INFORMATION SUPPLIED
--------------------------------------------------

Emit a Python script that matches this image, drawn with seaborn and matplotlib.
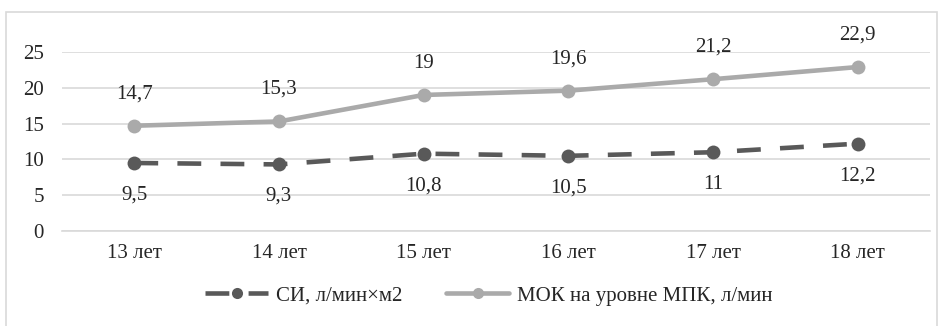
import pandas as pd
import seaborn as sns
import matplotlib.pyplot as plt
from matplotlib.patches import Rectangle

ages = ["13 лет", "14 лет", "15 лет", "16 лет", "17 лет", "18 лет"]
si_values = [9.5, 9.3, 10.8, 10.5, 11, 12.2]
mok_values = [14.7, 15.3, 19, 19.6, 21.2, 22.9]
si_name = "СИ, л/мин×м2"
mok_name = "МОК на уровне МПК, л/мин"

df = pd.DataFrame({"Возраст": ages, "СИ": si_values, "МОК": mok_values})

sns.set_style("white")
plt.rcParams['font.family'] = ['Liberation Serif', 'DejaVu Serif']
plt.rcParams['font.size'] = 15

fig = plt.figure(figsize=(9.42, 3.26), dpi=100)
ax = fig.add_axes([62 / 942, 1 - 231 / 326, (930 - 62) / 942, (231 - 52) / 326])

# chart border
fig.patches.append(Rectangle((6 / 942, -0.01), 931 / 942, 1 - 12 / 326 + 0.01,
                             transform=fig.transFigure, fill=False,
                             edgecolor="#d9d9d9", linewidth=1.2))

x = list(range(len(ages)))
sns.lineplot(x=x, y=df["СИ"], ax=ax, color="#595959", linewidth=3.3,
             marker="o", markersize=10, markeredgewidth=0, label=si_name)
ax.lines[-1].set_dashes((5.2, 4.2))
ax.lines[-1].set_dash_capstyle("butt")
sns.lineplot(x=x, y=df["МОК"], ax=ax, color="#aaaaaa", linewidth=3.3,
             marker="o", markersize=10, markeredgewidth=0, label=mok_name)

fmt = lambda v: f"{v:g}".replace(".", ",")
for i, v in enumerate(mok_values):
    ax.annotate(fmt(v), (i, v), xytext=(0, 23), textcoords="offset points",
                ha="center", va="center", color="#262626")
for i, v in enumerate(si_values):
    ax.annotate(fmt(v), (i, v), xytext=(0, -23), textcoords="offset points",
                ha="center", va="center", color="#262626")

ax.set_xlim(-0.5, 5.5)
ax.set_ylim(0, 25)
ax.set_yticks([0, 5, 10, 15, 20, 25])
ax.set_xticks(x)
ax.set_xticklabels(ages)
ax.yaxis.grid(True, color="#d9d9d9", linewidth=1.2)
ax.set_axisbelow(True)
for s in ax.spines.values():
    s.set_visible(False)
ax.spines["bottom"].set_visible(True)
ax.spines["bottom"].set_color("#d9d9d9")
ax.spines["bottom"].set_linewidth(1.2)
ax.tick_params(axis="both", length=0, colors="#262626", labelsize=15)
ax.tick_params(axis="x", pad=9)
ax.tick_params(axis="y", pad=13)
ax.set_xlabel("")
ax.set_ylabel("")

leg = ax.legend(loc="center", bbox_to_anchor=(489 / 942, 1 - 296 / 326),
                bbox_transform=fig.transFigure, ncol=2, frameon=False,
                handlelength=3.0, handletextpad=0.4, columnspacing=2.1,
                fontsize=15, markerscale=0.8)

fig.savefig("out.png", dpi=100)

--------------------------------------------------

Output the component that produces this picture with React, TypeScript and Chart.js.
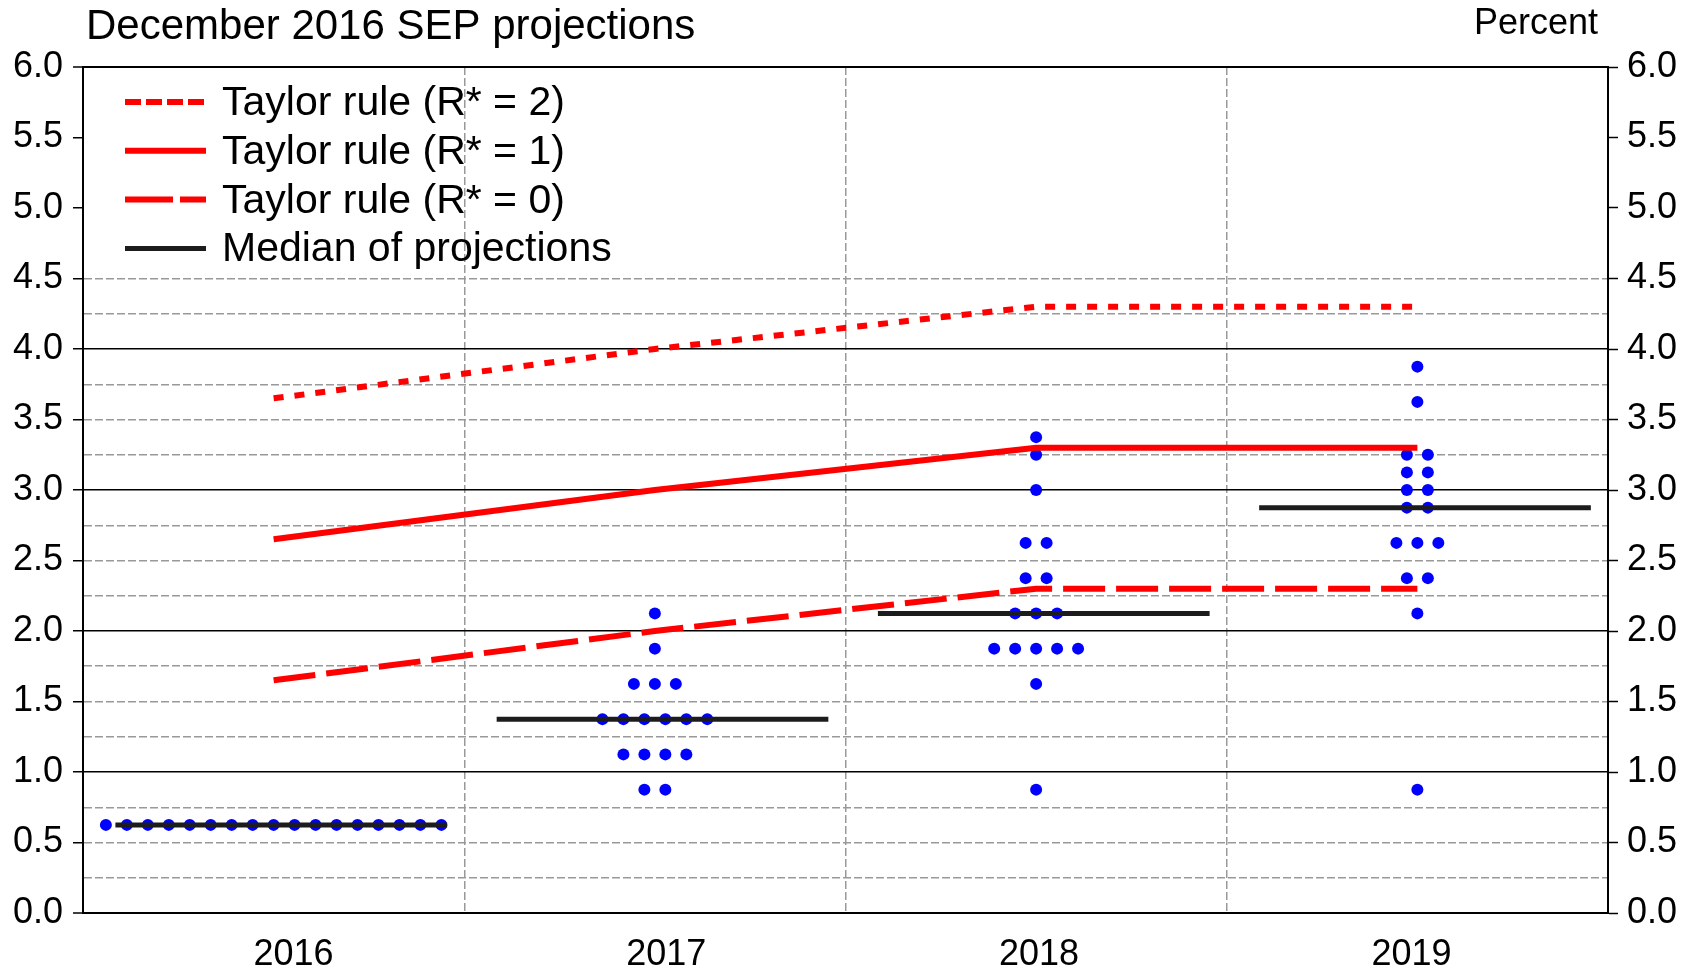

--------------------------------------------------

GIVEN TASK
From the listing above, restate verbatim the lines running from the one with "Emit a Python" through the one with "markersize=10, markeredgewidth=0, label=mok_name)", inclusive, but not the pictures.

IN RESPONSE
Emit a Python script that matches this image, drawn with seaborn and matplotlib.
import pandas as pd
import seaborn as sns
import matplotlib.pyplot as plt
from matplotlib.patches import Rectangle

ages = ["13 лет", "14 лет", "15 лет", "16 лет", "17 лет", "18 лет"]
si_values = [9.5, 9.3, 10.8, 10.5, 11, 12.2]
mok_values = [14.7, 15.3, 19, 19.6, 21.2, 22.9]
si_name = "СИ, л/мин×м2"
mok_name = "МОК на уровне МПК, л/мин"

df = pd.DataFrame({"Возраст": ages, "СИ": si_values, "МОК": mok_values})

sns.set_style("white")
plt.rcParams['font.family'] = ['Liberation Serif', 'DejaVu Serif']
plt.rcParams['font.size'] = 15

fig = plt.figure(figsize=(9.42, 3.26), dpi=100)
ax = fig.add_axes([62 / 942, 1 - 231 / 326, (930 - 62) / 942, (231 - 52) / 326])

# chart border
fig.patches.append(Rectangle((6 / 942, -0.01), 931 / 942, 1 - 12 / 326 + 0.01,
                             transform=fig.transFigure, fill=False,
                             edgecolor="#d9d9d9", linewidth=1.2))

x = list(range(len(ages)))
sns.lineplot(x=x, y=df["СИ"], ax=ax, color="#595959", linewidth=3.3,
             marker="o", markersize=10, markeredgewidth=0, label=si_name)
ax.lines[-1].set_dashes((5.2, 4.2))
ax.lines[-1].set_dash_capstyle("butt")
sns.lineplot(x=x, y=df["МОК"], ax=ax, color="#aaaaaa", linewidth=3.3,
             marker="o", markersize=10, markeredgewidth=0, label=mok_name)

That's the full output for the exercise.